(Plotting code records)

+---+

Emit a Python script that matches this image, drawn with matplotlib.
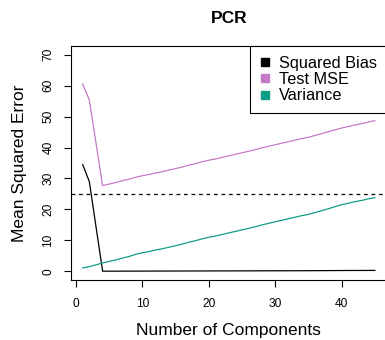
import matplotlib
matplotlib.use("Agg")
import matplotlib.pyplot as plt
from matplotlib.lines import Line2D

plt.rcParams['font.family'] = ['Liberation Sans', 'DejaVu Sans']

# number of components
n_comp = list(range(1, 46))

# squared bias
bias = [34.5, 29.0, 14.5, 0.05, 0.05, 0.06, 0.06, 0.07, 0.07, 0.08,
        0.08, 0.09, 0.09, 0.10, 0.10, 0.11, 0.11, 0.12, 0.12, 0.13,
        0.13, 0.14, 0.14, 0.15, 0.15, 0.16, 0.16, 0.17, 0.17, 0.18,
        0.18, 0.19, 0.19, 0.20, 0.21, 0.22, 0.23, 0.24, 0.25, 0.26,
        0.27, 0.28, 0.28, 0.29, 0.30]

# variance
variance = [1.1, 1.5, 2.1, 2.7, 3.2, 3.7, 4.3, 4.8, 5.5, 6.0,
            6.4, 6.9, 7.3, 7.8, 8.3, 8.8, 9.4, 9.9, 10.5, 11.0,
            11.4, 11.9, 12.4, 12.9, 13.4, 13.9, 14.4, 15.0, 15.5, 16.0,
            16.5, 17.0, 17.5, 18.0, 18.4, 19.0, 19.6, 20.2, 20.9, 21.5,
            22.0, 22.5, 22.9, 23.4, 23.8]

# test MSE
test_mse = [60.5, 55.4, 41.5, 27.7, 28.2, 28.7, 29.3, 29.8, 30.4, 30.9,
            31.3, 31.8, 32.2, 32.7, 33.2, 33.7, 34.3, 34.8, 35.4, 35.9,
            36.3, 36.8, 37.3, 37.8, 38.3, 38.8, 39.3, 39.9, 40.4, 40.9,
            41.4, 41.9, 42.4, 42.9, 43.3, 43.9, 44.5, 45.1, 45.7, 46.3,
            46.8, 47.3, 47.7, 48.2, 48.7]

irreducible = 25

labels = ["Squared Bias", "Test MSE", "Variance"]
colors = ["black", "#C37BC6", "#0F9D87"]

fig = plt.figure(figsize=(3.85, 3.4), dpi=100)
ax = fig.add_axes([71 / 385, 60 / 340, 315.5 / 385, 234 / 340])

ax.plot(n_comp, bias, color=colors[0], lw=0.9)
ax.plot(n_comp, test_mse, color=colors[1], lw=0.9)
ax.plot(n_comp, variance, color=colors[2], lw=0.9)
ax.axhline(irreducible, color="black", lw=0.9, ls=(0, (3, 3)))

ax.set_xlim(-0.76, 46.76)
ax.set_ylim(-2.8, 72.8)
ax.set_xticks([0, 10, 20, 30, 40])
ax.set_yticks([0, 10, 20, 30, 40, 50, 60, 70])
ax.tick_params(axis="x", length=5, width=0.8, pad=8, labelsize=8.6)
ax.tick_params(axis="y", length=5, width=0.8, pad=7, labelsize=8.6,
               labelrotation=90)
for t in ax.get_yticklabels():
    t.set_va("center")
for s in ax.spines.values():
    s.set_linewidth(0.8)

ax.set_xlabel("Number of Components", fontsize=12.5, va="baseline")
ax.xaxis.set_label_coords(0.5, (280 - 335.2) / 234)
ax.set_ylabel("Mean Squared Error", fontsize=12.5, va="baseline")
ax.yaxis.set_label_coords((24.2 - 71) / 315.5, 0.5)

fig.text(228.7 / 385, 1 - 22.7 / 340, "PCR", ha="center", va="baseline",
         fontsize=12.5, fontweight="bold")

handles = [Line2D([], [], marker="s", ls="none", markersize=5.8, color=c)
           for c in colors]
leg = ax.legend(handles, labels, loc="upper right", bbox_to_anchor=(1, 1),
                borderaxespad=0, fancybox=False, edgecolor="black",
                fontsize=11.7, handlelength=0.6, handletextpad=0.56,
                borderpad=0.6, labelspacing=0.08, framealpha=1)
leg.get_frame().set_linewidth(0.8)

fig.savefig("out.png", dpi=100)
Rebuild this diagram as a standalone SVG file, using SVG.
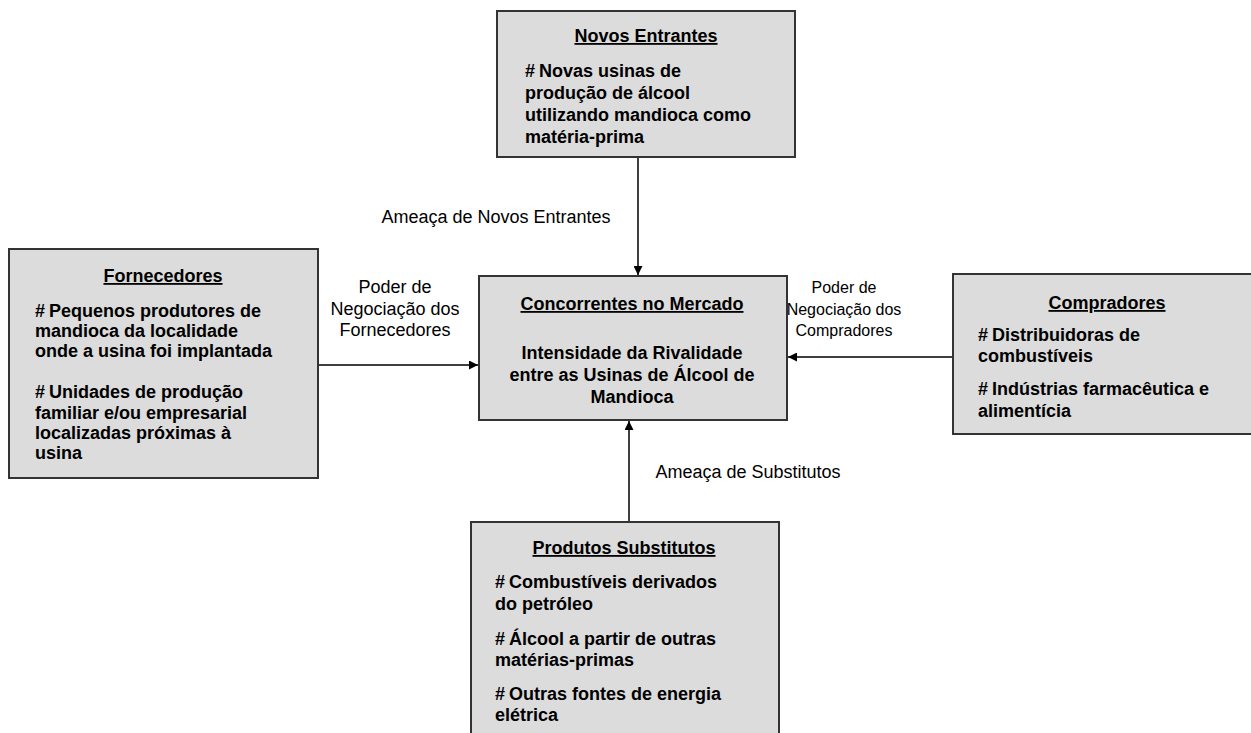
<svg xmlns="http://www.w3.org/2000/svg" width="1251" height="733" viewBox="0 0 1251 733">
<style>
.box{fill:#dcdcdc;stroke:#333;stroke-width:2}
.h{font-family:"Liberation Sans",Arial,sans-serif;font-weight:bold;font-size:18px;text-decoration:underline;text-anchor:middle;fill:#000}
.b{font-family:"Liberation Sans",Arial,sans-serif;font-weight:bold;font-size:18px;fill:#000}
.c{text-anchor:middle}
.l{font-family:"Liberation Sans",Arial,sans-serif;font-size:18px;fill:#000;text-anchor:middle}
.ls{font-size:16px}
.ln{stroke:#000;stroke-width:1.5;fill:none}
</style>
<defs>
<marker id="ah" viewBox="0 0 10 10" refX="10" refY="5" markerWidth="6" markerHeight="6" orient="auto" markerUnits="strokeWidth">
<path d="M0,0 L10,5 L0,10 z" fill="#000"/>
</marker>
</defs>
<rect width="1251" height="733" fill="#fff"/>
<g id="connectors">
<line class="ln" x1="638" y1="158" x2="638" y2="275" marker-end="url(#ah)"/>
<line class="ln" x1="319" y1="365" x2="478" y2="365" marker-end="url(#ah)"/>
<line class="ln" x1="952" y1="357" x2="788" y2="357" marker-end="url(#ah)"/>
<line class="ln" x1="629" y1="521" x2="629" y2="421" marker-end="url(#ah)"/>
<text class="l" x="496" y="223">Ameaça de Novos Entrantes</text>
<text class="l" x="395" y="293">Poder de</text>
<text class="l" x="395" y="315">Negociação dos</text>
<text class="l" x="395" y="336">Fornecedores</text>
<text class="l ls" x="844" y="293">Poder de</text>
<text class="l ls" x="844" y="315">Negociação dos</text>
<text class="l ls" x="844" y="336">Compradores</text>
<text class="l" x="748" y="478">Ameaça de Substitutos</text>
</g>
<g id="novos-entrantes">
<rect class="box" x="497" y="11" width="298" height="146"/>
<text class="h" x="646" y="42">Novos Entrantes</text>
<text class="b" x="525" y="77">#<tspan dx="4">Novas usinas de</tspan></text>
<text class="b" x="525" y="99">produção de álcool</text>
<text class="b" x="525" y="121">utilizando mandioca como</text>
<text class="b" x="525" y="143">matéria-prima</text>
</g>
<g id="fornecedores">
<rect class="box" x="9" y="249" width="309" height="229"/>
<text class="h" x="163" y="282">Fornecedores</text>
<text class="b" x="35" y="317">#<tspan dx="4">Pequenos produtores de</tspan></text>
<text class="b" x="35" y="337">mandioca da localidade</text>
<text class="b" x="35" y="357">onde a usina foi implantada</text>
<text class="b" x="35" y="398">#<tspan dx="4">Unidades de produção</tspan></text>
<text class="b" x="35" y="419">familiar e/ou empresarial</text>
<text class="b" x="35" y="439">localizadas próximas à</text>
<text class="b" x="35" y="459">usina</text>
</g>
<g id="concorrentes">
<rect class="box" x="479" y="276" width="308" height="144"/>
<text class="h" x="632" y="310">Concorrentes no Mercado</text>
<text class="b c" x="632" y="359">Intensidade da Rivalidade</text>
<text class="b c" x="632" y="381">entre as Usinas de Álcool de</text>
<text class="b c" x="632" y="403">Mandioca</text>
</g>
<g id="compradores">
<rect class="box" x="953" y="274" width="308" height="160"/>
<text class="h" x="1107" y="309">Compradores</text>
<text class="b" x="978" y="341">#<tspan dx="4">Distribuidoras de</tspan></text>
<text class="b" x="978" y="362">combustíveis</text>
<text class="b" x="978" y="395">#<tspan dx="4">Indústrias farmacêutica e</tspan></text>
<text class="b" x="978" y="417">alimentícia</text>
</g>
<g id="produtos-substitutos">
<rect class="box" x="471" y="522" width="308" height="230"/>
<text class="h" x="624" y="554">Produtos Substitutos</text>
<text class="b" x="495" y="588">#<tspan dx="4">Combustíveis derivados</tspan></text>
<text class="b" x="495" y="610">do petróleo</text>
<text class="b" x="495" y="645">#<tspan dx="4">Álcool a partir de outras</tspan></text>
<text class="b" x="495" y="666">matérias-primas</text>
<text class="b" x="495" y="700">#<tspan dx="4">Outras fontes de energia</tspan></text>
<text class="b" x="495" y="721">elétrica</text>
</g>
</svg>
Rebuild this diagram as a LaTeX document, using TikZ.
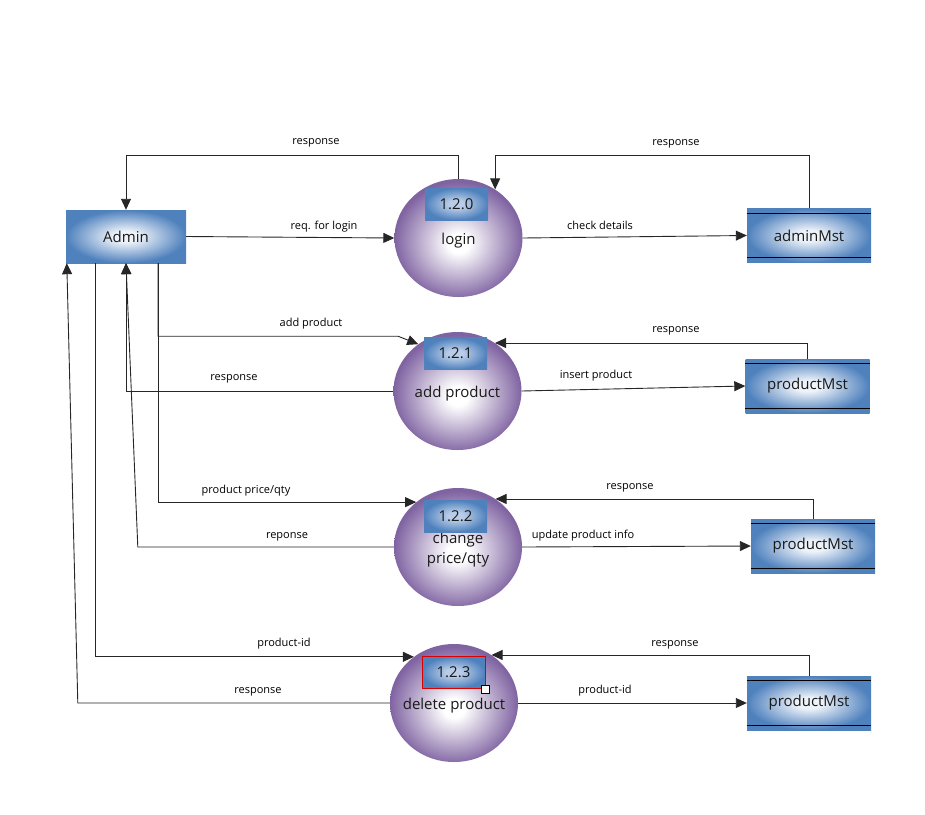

+---+

> **BRIEF**
Among the entries above, how many lines include the word "matplotlib"? Reply with the number only.

> **OUTPUT FOR THIS EXERCISE**
5